Part 1 of the course explores Euclidean geometry as a major scientific achievement 1) by examining its cultural setting, specifically tracing the concepts of fate, necessity, order, justice, and rationality in ancient Greek religion, drama, law, music, architecture, and philosophy and 2) by showing the effects, strengths, and limitations of the Euclidean axiomatic-deductive-systematic model for later Greek and European concepts of human knowledge.

Jan 17    Beginning the journey. Connections to other Core courses.  Presenting “The Allegory of the Cave” and discussing its relationship to the search for human knowledge. Mythological and historical background of The Oresteia.  Begin reading Agamemnon, pp. 13-23, 103-172.Jan 19     Plato, Darwin, and others on human nature. Introducing Greek Theatre—Literature as knowing.  Prepare for Quiz 1 over reading and lectures.
Jan 24  Reading/review quiz. Two ideas of Necessity:  Taboo and the Blood Curse;

Rational Persuasion. Read The Libation Bearers, pp. 173-226.   277.

Jan 26     Read The Eumenides, pp. 227+  Classical Greece:  Architecture and Sculpture.

Jan 31    Reading/review quiz over the week’s discussion and assignments.   Begin reading The Republic,

               1-102. Use Readings Book questions as guides.

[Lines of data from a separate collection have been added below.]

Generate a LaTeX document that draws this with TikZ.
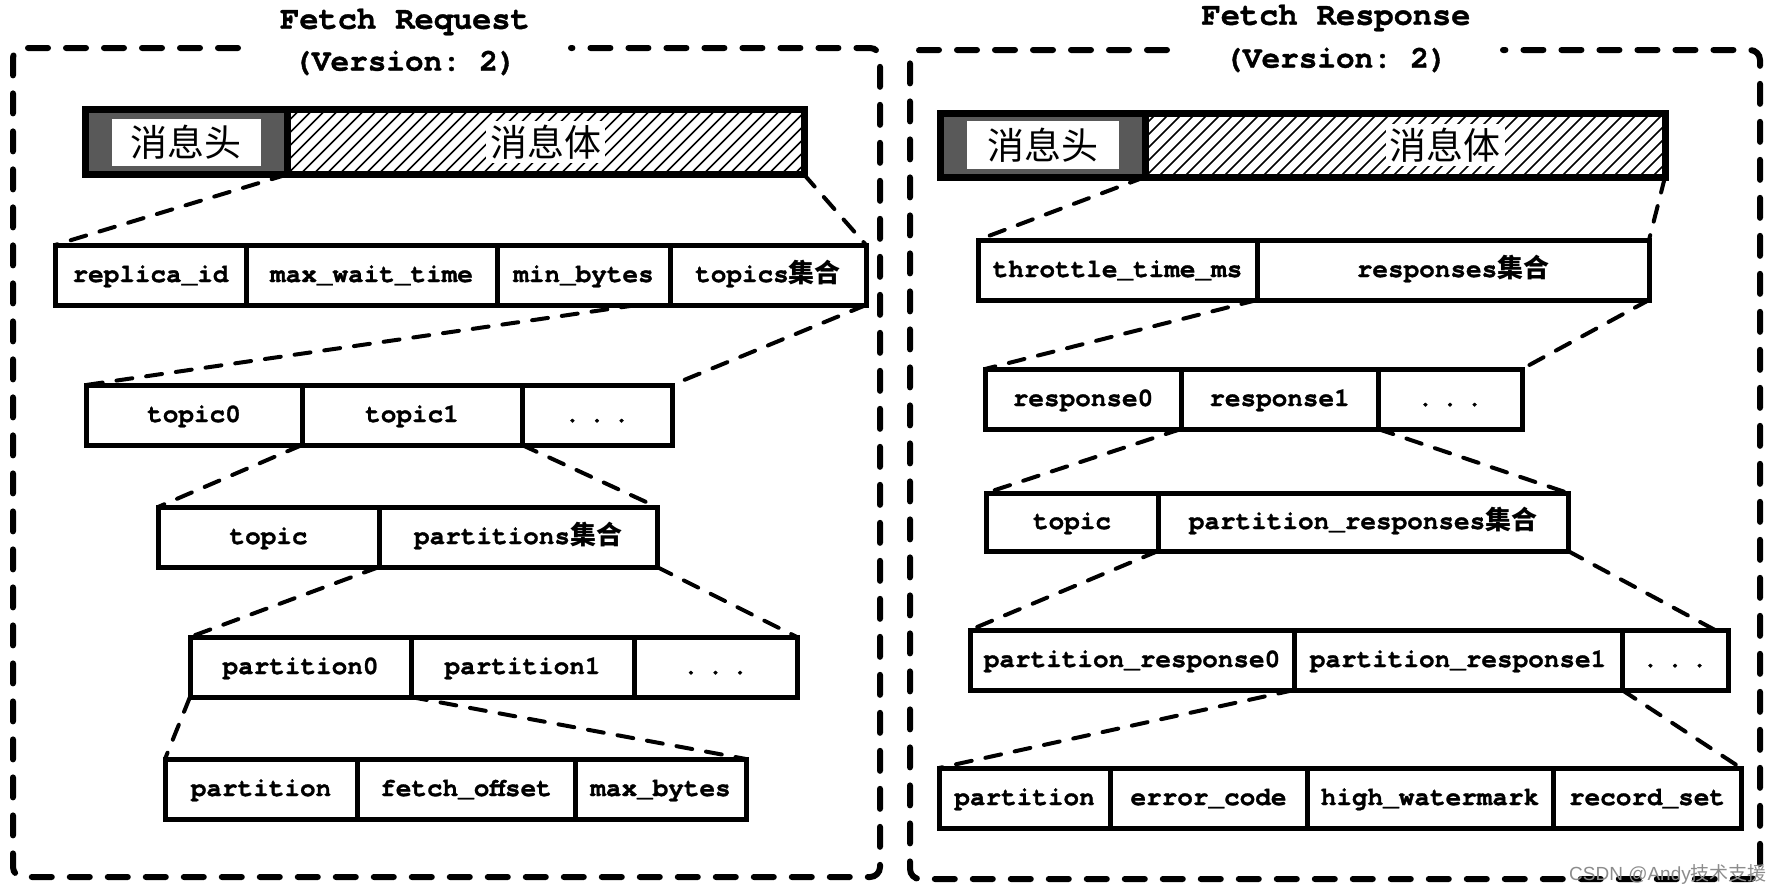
\documentclass[tikz,border=0pt]{standalone}
\usepackage{fontspec}
\usepackage{tikz}
\setmonofont[BoldFeatures={FakeBold=1.2}]{TeX Gyre Cursor}
\newfontfamily\cjk{Noto Sans CJK SC}
\newfontfamily\markfont{Liberation Sans}

\tikzset{
  cell/.style={draw, line width=5pt, outer sep=0pt, inner sep=0pt, minimum height=60pt, text height=19pt, text depth=5pt, anchor=west, font=\fontsize{26}{30}\selectfont\ttfamily\bfseries},
  hdr/.style={draw, line width=7pt, outer sep=0pt, inner sep=0pt, minimum height=65pt, anchor=west},
  hdrtext/.style={fill=white, inner sep=0pt, font=\cjk\fontsize{37}{40}\selectfont},
  link/.style={line width=4pt, dash pattern=on 16pt off 14pt, line cap=round},
  frame/.style={line width=6pt, dash pattern=on 20pt off 18pt, line cap=round, rounded corners=10pt},
  title/.style={font=\fontsize{32}{36}\selectfont\ttfamily\bfseries},
}

\begin{document}
\begin{tikzpicture}[x=1pt, y=-1pt]
\useasboundingbox (0,0) rectangle (1780,894);

% Fetch Request
\node[title] (qtitle) at (405,22) {Fetch Request};
\node[title, font=\fontsize{31}{36}\selectfont\ttfamily\bfseries] (qversion) at (405,63) {(Version: 2)};
\draw[frame] (238,48) -- (13,48) -- (13,877) -- (880,877) -- (880,48) -- (571,48);

\node[hdr, fill=black!65, minimum width=202pt] (qhead) at (85,142) {};
\node[hdr, minimum width=517pt] (qbody) at (qhead.east) {};
\begin{scope}
  \clip (qbody.south west) rectangle (qbody.north east);
  \foreach \d in {-65,-52,...,520}
    \draw[line width=1.5pt] ([xshift=\d pt]qbody.south west) -- ++(65,-65);
\end{scope}
\draw[line width=7pt] (qhead.north west) rectangle (qbody.south east);
\draw[line width=7pt] (qhead.north east) -- (qhead.south east);
\node[hdrtext, minimum width=149pt, minimum height=47pt] (qheadtxt) at (qhead.center) {消息头};
\node[hdrtext, inner sep=4pt] (qbodytxt) at (qbody.center) {消息体};

\node[cell, minimum width=191pt] (qreplica) at (55,275) {replica\_id};
\node[cell, minimum width=251pt] (qwait) at (qreplica.east) {max\_wait\_time};
\node[cell, minimum width=173pt] (qminb) at (qwait.east) {min\_bytes};
\node[cell, minimum width=196pt] (qtopics) at (qminb.east) {topics{\cjk 集合}};

\node[cell, minimum width=216pt] (qtopic0) at (86,415) {topic0};
\node[cell, minimum width=220pt] (qtopic1) at (qtopic0.east) {topic1};
\node[cell, minimum width=150pt] (qtdots) at (qtopic1.east) {.\kern9pt.\kern9pt.};

\node[cell, minimum width=221pt] (qtopic) at (158,537) {topic};
\node[cell, minimum width=278pt] (qparts) at (qtopic.east) {partitions{\cjk 集合}};

\node[cell, minimum width=221pt] (qpart0) at (190,667) {partition0};
\node[cell, minimum width=223pt] (qpart1) at (qpart0.east) {partition1};
\node[cell, minimum width=163pt] (qpdots) at (qpart1.east) {.\kern9pt.\kern9pt.};

\node[cell, minimum width=192pt] (qpartition) at (165,789) {partition};
\node[cell, minimum width=218pt] (qoffset) at (qpartition.east) {fetch\_offset};
\node[cell, minimum width=171pt] (qmaxb) at (qoffset.east) {max\_bytes};

\draw[link] (qhead.south east) -- (qreplica.north west);
\draw[link] (qbody.south east) -- (qtopics.north east);
\draw[link] ([xshift=-33pt]qtopics.south west) -- (qtopic0.north west);
\draw[link] (qtopics.south east) -- (qtdots.north east);
\draw[link] (qtopic1.south west) -- (qtopic.north west);
\draw[link] (qtdots.south west) -- (qparts.north east);
\draw[link] (qparts.south west) -- (qpart0.north west);
\draw[link] (qparts.south east) -- (qpdots.north east);
\draw[link] (qpart0.south west) -- (qpartition.north west);
\draw[link] (qpart1.south west) -- (qmaxb.north east);

% Fetch Response
\node[title] (rtitle) at (1336,18) {Fetch Response};
\node[title, font=\fontsize{31}{36}\selectfont\ttfamily\bfseries] (rversion) at (1336,60) {(Version: 2)};
\draw[frame] (1167,50) -- (910,50) -- (910,879) -- (1760,879) -- (1760,50) -- (1503,50);

\node[hdr, fill=black!65, minimum width=205pt, minimum height=64pt] (rhead) at (940,145) {};
\node[hdr, minimum width=520pt, minimum height=64pt] (rbody) at (rhead.east) {};
\begin{scope}
  \clip (rbody.south west) rectangle (rbody.north east);
  \foreach \d in {-65,-52,...,520}
    \draw[line width=1.5pt] ([xshift=\d pt]rbody.south west) -- ++(65,-65);
\end{scope}
\draw[line width=7pt] (rhead.north west) rectangle (rbody.south east);
\draw[line width=7pt] (rhead.north east) -- (rhead.south east);
\node[hdrtext, minimum width=152pt, minimum height=48pt] (rheadtxt) at (rhead.center) {消息头};
\node[hdrtext, inner sep=4pt] (rbodytxt) at ([xshift=40pt]rbody.center) {消息体};

\node[cell, minimum width=279pt] (rthrottle) at (978,270) {throttle\_time\_ms};
\node[cell, minimum width=392pt] (rresps) at (rthrottle.east) {responses{\cjk 集合}};

\node[cell, minimum width=196pt] (rresp0) at (985,399) {response0};
\node[cell, minimum width=197pt] (rresp1) at (rresp0.east) {response1};
\node[cell, minimum width=144pt] (rrdots) at (rresp1.east) {.\kern9pt.\kern9pt.};

\node[cell, minimum width=172pt, minimum height=58pt] (rtopic) at (986,522) {topic};
\node[cell, minimum width=410pt, minimum height=58pt] (rpresps) at (rtopic.east) {partition\_responses{\cjk 集合}};

\node[cell, minimum width=324pt] (rpresp0) at (970,660) {partition\_response0};
\node[cell, minimum width=328pt] (rpresp1) at (rpresp0.east) {partition\_response1};
\node[cell, minimum width=106pt] (rpdots) at (rpresp1.east) {.\kern9pt.\kern9pt.};

\node[cell, minimum width=171pt] (rpartition) at (939,798) {partition};
\node[cell, minimum width=197pt] (rerror) at (rpartition.east) {error\_code};
\node[cell, minimum width=246pt] (rhigh) at (rerror.east) {high\_watermark};
\node[cell, minimum width=188pt] (rrecord) at (rhigh.east) {record\_set};

\draw[link] (rhead.south east) -- (rthrottle.north west);
\draw[link] (rbody.south east) -- (rresps.north east);
\draw[link] (rresps.south west) -- (rresp0.north west);
\draw[link] (rresps.south east) -- (rrdots.north east);
\draw[link] (rresp1.south west) -- (rtopic.north west);
\draw[link] (rrdots.south west) -- (rpresps.north east);
\draw[link] (rpresps.south west) -- (rpresp0.north west);
\draw[link] (rpresps.south east) -- ([xshift=-13pt]rpdots.north east);
\draw[link] (rpresp1.south west) -- (rpartition.north west);
\draw[link] (rpdots.south west) -- (rrecord.north east);

\node[text=black!45, font=\markfont\fontsize{19}{22}\selectfont] (mark) at (1668,874) {CSDN @Andy{\cjk 技术支援}};
\end{tikzpicture}
\end{document}
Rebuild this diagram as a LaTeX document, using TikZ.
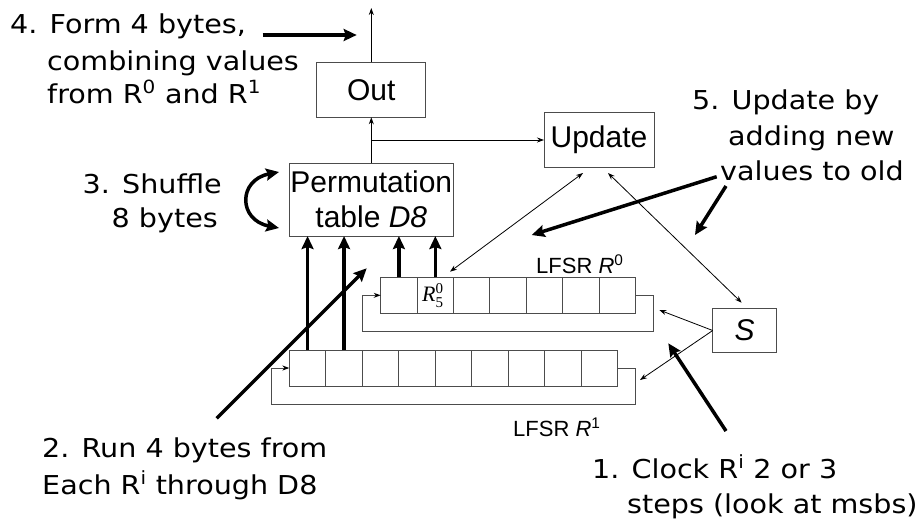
\documentclass[tikz,border=0pt]{standalone}
\usepackage{fontspec}
\setmainfont{Liberation Sans}
\newfontfamily\comicf[FakeStretch=1.1]{DejaVu Sans}
\newfontfamily\seriff{Liberation Serif}
\usetikzlibrary{arrows.meta}
\begin{document}
\begin{tikzpicture}[x=1pt,y=-1pt,
  box/.style={draw=black!70, line width=1pt, inner sep=0pt, outer sep=0pt, font=\fontsize{30}{35}\selectfont},
  cell/.style={draw=black!70, line width=1pt, minimum width=36.43pt, minimum height=36pt, inner sep=0pt, outer sep=0pt},
  note/.style={font=\comicf\fontsize{26}{35}\selectfont, inner sep=0pt, anchor=base west},
  thinarr/.style={line width=0.8pt, -{Stealth[length=7pt,width=5pt]}},
  thinboth/.style={line width=0.8pt, {Stealth[length=7pt,width=5pt]}-{Stealth[length=7pt,width=5pt]}},
  boldarr/.style={line width=3.5pt, -{Stealth[length=13pt,width=12pt,inset=2pt]}},
  boldboth/.style={line width=3.5pt, {Stealth[length=13pt,width=12pt,inset=2pt]}-{Stealth[length=13pt,width=12pt,inset=2pt]}},
  fbline/.style={draw=black!70, line width=1pt, -{Stealth[length=7pt,width=5pt,color=black]}},
  lbl/.style={font=\fontsize{22}{22}\selectfont, inner sep=0pt}
]
\useasboundingbox (0,0) rectangle (918,523);

% boxes
\node[box, minimum width=109.3pt, minimum height=55pt] (out) at (371.3,89.8) {Out};
\node[box, minimum width=164pt, minimum height=72.7pt, align=center] (perm) at (371.3,199.7) {Permutation\\table \textit{D8}};
\node[box, minimum width=110pt, minimum height=54.6pt] (upd) at (599,140) {Update};
\node[box, minimum width=64pt, minimum height=44.4pt] (S) at (744.7,330.5) {\textit{S}};

% registers
\foreach \i in {1,...,7} \node[cell] (a\i) at ({380.7+36.43*(\i-0.5)},295.3) {};
\foreach \i in {1,...,9} \node[cell] (b\i) at ({289.3+36.5*(\i-0.5)},368) {};
\node[inner sep=0pt, anchor=base west] (r50) at (422,301.7) {\seriff\fontsize{22}{22}\selectfont\itshape R\upshape\fontsize{15}{15}\selectfont\rlap{\raisebox{8.7pt}{0}}\raisebox{-5.3pt}{5}};

\node[lbl, anchor=base west] (l0) at (536,273) {LFSR \textit{R}\textsuperscript{0}};
\node[lbl, anchor=base west] (l1) at (513,436) {LFSR \textit{R}\textsuperscript{1}};

% feedback loops
\draw[fbline] (a7.east) -- ++(17.6,0) -- ++(0,35.7) -| ([xshift=-18pt]a1.west) -- (a1.west);
\draw[fbline] (b9.east) -- ++(18,0) -- ++(0,36.3) -| ([xshift=-18.3pt]b1.west) -- (b1.west);

% data flow
\draw[boldarr] (b1.north) -- (b1.north |- perm.south);
\draw[boldarr] (b2.north) -- (b2.north |- perm.south);
\draw[boldarr] (a1.north) -- (a1.north |- perm.south);
\draw[boldarr] (a2.north) -- (a2.north |- perm.south);

\coordinate (top) at (371.3,8);
\draw[thinarr] (out.north) -- (top);
\draw[thinarr] (perm.north) -- (out.south);
\coordinate (j) at (371.3,140);
\draw[thinarr] (j) -- (upd.west);

\coordinate (r0in) at (659.3,310);
\coordinate (r1in) at (640,380);
\draw[thinarr] (S.west) -- (r0in);
\draw[thinarr] (S.west) -- (r1in);
\coordinate (u1) at (583,173);
\coordinate (u2) at (608,173);
\coordinate (stop) at (741.7,302.7);
\coordinate (r5top) at (450,271.7);
\draw[thinboth] (u2) -- (stop);
\draw[thinboth] (u1) -- (r5top);

% annotation arrows
\coordinate (c4a) at (262.7,35);
\coordinate (c4b) at (356.7,35);
\draw[boldarr] (c4a) -- (c4b);
\coordinate (c5a) at (716.7,176.7);
\coordinate (c5b) at (531.7,235);
\coordinate (c5c) at (726,186);
\coordinate (c5d) at (695,235);
\draw[boldarr] (c5a) -- (c5b);
\draw[boldarr] (c5c) -- (c5d);
\coordinate (c2a) at (216.7,418.3);
\coordinate (c2b) at (366.7,268.3);
\draw[boldarr] (c2a) -- (c2b);
\coordinate (c1a) at (726,431);
\coordinate (c1b) at (668.3,343.3);
\draw[boldarr] (c1a) -- (c1b);
\coordinate (c3a) at (279,172);
\coordinate (c3b) at (279,228);
\draw[boldboth] (c3a) .. controls (238,180) and (238,220) .. (c3b);

% notes
\node[note] (n4a) at (10,33) {4. Form 4 bytes,};
\node[note] (n4b) at (47,70) {combining values};
\node[note] (n4c) at (47,103) {from R\textsuperscript{0} and R\textsuperscript{1}};
\node[note, anchor=base east] (n3a) at (222,193) {3. Shuffle};
\node[note, anchor=base east] (n3b) at (218,227) {8 bytes};
\node[note] (n5a) at (692,109) {5. Update by};
\node[note] (n5b) at (728,145) {adding new};
\node[note] (n5c) at (720,180) {values to old};
\node[note] (n2a) at (42,457) {2. Run 4 bytes from};
\node[note] (n2b) at (42,494) {Each R\textsuperscript{i} through D8};
\node[note] (n1a) at (592,478) {1. Clock R\textsuperscript{i} 2 or 3};
\node[note] (n1b) at (627,513) {steps (look at msbs)};
\end{tikzpicture}
\end{document}
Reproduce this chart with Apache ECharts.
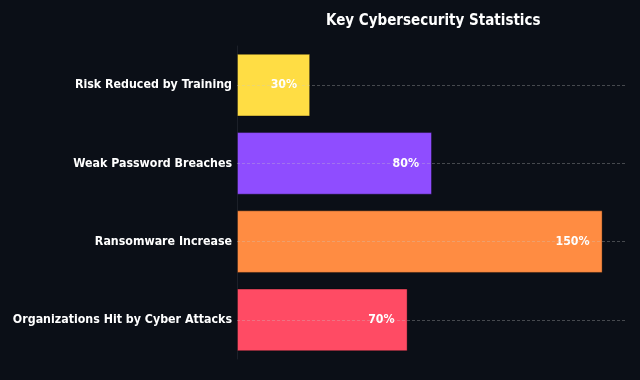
<!DOCTYPE html>
<html><head><meta charset="utf-8">
<script src="https://cdn.jsdelivr.net/npm/echarts@6/dist/echarts.min.js"></script>
<style>html,body{margin:0;padding:0;background:#0b0f17;}#c{width:640px;height:380px;}</style>
</head><body><div id="c"></div>
<script>
var categories = ['Organizations Hit by Cyber Attacks', 'Ransomware Increase', 'Weak Password Breaches', 'Risk Reduced by Training'];
var values = [70, 150, 80, 30];
var colors = ['#FF4B64', '#FF8C42', '#8F4DFF', '#FFDD44'];
var title = 'Key Cybersecurity Statistics';
var FONT = '"DejaVu Sans Condensed", "DejaVu Sans", sans-serif';
var chart = echarts.init(document.getElementById('c'), null, {renderer: 'canvas'});
chart.setOption({
  backgroundColor: '#0b0f17',
  animation: false,
  title: {text: title, left: 321, top: 9,
    textStyle: {color: '#ffffff', fontFamily: FONT, fontWeight: 'bold', fontSize: 15}},
  grid: {left: 237, right: 13, top: 46, bottom: 21, containLabel: false},
  xAxis: {type: 'value', min: 0, max: 160, show: false, splitLine: {show: false}},
  yAxis: {type: 'category', data: categories,
    axisLine: {show: true, lineStyle: {color: '#1c2029', width: 1}},
    axisTick: {show: false},
    splitLine: {show: false},
    axisLabel: {color: '#ffffff', fontFamily: FONT, fontWeight: 'bold', fontSize: 12.3, margin: 5, padding: [4, 0, 0, 0]}},
  series: [{
    type: 'bar', barWidth: '80%',
    data: values.map(function (v, i) { return {value: v, itemStyle: {color: colors[i]}}; }),
    itemStyle: {borderColor: 'rgba(0,0,0,0.35)', borderWidth: 1},
    label: {show: true, position: 'insideRight', distance: 13, formatter: '{c}%',
      color: '#ffffff', fontFamily: FONT, fontWeight: 'bold', fontSize: 12.3},
    markLine: {silent: true, symbol: 'none', label: {show: false},
      lineStyle: {type: [3, 2], color: 'rgba(200,200,200,0.45)', width: 0.7},
      data: categories.map(function (c) { return {yAxis: c}; })},
    z: 2
  }]
});
</script></body></html>
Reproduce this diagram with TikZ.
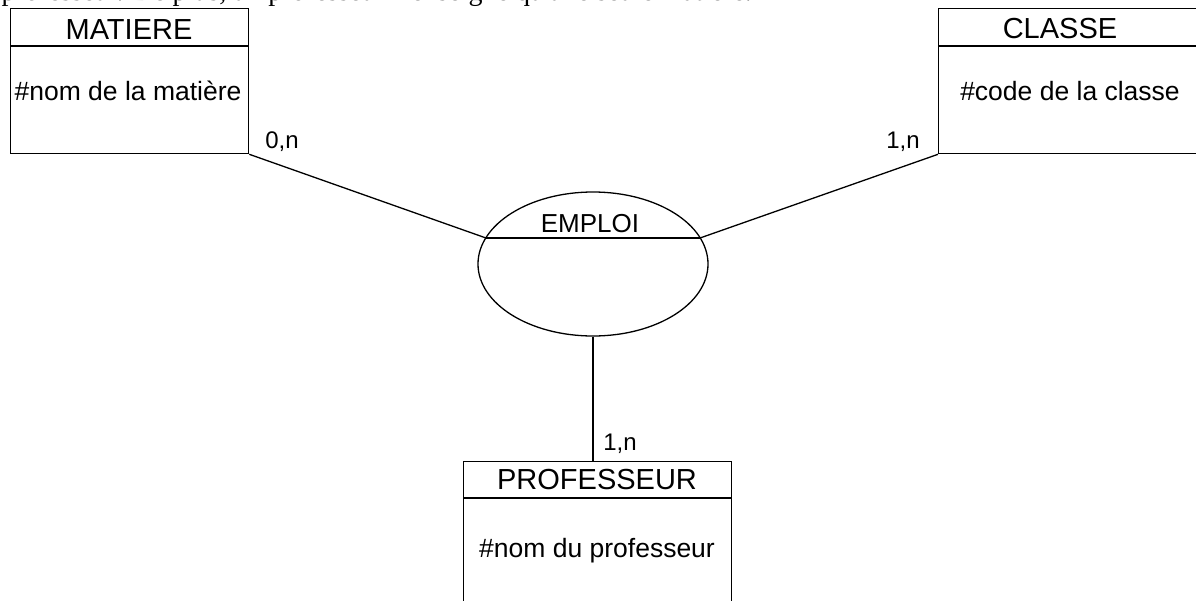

Attend especially to the definitions of justice;

               discussion of  the soul, its care and feeding; education; definitions of the virtues.  Do not look for

               a blueprint for society.

Feb  2    Intellectual context of The Republic—The Presocratics and The Pythagoreans. Read The Republic,

              119-155. Consult Readings Book questions and outline by Tom Alexander.

Feb 7   Reading/review quiz. Justice and education.

Feb 9      Test 1 Read The Republic, 175-235.  Note discussion of Guardians of the State, the

               position of women, the philosopher king.

Feb 14    Reading/review quiz. Read Republic, 235-263, 301-359.

Feb 16    Workshop

Feb 21    Reading/review quiz.  Plato and Aristotle.

Feb 23    Aristotle’s model of knowledge.

Feb 28    Reading/review quiz. The Euclidean Synthesis. Roman technology. Islamic science. History of education. Essay 1 assigned.

Mar  2     Aristotle’s and Ptolemy’s Cosmology. Transition to the Middle Ages.

 

Part II

Seventeenth and Eighteenth Century Europe:

What is the nature of the universe?

 

Part II of the course examines the impact of a scientific innovation on society as a whole, using Newtonian mechanics as a case study.  Our study focuses on 1) the existing paradigm of motion; 2) the revolutionary era during which the new paradigm is introduced; 3) the nature of the Newtonian synthesis; and 4) the influence of the new understanding in creating new ways of looking at all of life in a rational manner (the Enlightenment).

Mar 7     Lecture review quiz. From the Middle Ages to the early Renaissance. Essay 1 due.

Mar  9    Test 2

 

March 13-17  Spring Break  Keep your eyes on the heavens.

 

Mar 21   The early Renaissance. The cultural revolution called Renaissance:  the rebirth of classical

               learning, humanism, painting, sculpture, literature. New theories of celestial and terrestrial

               motion—the Scientific Revolution. Read “Pre-Newtonian Astronomy” and “Summary of

                The Structure of Scientific Revolutions” in Readings book.

Mar 23    The Renaissance and the Scientific Revolution.

Mar 28   Reading/review quiz. Read Brecht’s Galileo.

Mar 30    Discussing Brecht.

Apr  4     Reading/review quiz. The Baroque. The Protestant Reformation.

Apr   6    The Newtonian synthesis. The cultural assimilation of Newton:  The Enlightenment. Deism. The

               Enlightenment and the arts.  

Apr 11   Reading/review quiz.

Apr 13    Test 3   Read Voltaire’s Candide.

Apr 18   Quiz. Read Origin, 11-48.

 

Part III

Victorian England:  What is the nature of humanity?

Part III of the course investigates the impact of Darwin’s theory about species on the scientific and non-scientific community.  Our study considers 1) the social and scientific context of the 19th century; 2) pre-Darwinian theories of evolution; 3) Darwin’s Origin of Species, and 4) the impact and influence of Darwinism.

Apr 20    Introduction to Victorian England. Industrial Revolution.  Pre-Darwinian ideas.  Read Origin, epigraph, 53-129.

Apr 25   Reading/review quiz.  Workshop on Darwin. Read Origin, 130-172.

Apr 27    Reading/review quiz. Workshop on Darwin.  Read Origin, 173-233, 435-460.

May 2   Workshop on Darwin

May 4    The Neo-Darwinian Synthesis. Truth and knowledge in social context.  The Cave.

Final Exam, Thursday, May 11, at 8:00 a.m.